Source code of charts
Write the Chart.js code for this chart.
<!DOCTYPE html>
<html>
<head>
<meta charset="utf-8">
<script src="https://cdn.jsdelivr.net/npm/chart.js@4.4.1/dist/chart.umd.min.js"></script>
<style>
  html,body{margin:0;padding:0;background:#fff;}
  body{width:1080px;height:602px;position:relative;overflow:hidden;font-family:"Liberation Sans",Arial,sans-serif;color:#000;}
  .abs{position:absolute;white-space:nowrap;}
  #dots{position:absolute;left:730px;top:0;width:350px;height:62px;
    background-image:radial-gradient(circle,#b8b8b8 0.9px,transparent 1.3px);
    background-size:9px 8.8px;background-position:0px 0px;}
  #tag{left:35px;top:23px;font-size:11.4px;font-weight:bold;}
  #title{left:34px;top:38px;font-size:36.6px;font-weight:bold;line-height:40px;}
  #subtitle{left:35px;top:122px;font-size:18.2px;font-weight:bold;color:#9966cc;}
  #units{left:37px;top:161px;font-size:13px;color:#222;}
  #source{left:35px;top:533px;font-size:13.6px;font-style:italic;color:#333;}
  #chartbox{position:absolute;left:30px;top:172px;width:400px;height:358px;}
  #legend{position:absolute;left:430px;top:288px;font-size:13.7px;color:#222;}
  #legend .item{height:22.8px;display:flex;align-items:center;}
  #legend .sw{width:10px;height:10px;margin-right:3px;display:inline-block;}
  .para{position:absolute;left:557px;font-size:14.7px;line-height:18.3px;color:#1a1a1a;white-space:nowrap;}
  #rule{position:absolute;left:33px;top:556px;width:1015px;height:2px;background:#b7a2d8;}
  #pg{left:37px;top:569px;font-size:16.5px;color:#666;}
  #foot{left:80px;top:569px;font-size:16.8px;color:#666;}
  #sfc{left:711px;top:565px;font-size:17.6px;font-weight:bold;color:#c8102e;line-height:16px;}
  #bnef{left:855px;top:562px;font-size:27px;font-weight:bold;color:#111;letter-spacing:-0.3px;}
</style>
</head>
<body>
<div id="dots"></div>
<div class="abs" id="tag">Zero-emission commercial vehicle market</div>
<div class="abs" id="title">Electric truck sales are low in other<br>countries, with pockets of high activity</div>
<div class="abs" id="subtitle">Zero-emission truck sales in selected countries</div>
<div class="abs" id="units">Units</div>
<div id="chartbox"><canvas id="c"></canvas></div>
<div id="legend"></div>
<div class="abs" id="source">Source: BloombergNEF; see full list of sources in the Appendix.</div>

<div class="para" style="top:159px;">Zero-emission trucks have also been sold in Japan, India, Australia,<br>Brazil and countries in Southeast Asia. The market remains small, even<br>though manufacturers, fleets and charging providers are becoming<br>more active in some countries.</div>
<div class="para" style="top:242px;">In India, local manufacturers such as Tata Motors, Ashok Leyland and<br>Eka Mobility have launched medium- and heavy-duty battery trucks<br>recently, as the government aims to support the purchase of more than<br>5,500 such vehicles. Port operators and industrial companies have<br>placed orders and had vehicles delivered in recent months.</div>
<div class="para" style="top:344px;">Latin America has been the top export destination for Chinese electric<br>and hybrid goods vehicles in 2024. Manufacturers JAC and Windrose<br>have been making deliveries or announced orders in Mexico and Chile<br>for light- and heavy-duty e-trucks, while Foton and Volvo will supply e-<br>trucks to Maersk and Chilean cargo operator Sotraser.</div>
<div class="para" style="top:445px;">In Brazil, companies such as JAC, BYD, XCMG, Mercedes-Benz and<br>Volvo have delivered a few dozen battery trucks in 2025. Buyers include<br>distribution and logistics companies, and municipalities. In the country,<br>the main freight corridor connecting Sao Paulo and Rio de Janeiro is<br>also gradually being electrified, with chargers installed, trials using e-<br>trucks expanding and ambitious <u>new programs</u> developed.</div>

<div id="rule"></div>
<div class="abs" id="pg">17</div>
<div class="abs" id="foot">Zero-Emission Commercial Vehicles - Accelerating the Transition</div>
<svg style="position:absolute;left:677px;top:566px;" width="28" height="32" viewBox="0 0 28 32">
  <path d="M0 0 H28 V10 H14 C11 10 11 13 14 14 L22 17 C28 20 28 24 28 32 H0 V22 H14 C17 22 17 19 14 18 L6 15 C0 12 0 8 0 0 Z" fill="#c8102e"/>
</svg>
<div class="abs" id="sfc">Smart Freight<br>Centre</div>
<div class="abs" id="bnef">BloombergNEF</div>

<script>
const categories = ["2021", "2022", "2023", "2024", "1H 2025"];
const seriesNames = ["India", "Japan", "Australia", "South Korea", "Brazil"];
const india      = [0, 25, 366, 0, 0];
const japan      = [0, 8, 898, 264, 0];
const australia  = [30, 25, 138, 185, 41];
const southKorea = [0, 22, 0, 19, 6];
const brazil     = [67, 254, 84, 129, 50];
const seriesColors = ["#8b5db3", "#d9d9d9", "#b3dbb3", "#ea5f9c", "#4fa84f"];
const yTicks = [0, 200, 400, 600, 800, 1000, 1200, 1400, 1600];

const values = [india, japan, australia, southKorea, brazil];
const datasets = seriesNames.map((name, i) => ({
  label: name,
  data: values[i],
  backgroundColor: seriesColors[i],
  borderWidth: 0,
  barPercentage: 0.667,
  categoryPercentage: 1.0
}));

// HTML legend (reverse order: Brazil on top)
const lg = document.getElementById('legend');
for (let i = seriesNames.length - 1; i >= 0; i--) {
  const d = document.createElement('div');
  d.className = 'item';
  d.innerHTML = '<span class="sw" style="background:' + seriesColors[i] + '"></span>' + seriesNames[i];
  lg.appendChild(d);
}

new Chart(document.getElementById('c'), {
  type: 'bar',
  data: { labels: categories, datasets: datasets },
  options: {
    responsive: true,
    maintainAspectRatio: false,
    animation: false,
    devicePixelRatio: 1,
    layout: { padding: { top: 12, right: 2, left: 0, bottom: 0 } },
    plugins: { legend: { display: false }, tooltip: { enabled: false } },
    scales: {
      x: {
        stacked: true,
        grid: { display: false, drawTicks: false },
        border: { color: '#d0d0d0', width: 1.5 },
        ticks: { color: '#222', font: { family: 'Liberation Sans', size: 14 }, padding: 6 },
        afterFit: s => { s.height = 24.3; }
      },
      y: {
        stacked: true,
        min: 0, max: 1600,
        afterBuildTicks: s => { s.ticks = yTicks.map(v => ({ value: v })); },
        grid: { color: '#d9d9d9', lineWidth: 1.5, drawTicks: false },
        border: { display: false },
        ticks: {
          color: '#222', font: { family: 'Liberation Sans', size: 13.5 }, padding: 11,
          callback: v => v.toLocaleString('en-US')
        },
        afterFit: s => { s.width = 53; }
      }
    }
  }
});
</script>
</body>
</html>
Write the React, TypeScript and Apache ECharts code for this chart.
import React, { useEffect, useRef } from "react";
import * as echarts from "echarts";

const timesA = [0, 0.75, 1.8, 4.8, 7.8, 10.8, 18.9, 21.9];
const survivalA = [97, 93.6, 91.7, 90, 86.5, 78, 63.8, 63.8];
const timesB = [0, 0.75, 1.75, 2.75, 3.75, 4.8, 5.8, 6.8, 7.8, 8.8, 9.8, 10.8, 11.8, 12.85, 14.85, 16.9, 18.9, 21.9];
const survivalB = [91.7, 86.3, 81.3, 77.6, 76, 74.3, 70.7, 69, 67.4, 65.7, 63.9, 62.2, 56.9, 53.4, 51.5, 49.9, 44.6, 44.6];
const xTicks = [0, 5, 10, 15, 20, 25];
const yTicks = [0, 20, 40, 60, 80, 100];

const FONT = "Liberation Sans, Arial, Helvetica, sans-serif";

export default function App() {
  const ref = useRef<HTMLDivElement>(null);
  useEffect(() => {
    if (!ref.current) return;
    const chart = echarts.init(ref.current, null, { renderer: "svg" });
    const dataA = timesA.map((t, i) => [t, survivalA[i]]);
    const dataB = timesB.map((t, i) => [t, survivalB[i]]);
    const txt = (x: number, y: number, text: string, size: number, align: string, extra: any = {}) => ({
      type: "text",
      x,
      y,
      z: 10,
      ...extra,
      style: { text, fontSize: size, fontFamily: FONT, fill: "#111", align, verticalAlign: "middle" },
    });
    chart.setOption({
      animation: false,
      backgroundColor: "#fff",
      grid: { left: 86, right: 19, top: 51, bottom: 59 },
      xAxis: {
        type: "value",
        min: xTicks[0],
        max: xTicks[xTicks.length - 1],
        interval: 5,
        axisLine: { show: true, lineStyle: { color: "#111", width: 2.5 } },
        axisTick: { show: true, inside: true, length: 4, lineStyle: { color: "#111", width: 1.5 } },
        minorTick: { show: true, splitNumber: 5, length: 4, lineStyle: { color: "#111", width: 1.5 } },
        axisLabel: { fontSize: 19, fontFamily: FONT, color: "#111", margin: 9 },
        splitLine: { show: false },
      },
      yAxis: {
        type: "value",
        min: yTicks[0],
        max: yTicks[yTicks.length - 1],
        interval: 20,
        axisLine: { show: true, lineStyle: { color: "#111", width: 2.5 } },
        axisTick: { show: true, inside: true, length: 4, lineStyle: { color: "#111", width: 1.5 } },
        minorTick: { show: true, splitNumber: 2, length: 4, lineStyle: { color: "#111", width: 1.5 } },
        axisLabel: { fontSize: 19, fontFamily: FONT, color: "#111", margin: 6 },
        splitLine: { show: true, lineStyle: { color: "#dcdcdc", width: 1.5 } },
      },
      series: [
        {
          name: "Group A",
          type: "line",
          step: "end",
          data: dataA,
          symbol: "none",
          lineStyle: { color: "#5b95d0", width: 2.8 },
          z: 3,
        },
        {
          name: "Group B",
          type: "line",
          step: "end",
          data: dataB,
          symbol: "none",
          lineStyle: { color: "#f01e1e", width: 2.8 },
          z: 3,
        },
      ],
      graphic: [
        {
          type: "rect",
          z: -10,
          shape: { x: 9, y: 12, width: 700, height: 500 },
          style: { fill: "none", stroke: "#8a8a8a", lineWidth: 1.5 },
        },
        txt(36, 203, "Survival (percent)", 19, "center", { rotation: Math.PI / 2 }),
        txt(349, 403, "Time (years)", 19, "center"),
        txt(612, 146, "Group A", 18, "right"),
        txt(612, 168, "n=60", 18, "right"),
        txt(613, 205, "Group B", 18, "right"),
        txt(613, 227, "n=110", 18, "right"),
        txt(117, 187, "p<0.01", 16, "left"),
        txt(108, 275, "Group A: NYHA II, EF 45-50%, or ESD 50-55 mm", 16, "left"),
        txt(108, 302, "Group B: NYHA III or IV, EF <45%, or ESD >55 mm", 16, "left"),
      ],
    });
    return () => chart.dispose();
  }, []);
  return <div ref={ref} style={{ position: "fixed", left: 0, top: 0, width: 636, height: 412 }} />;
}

Required work ▸ Nothing but the lines from the line that contains "Write the React, TypeScript" through the line that contains "import * as" should be given again, each exactly as it stands, both ends included.

The output ▸
Write the React, TypeScript and Apache ECharts code for this chart.
import React, { useEffect, useRef } from "react";
import * as echarts from "echarts";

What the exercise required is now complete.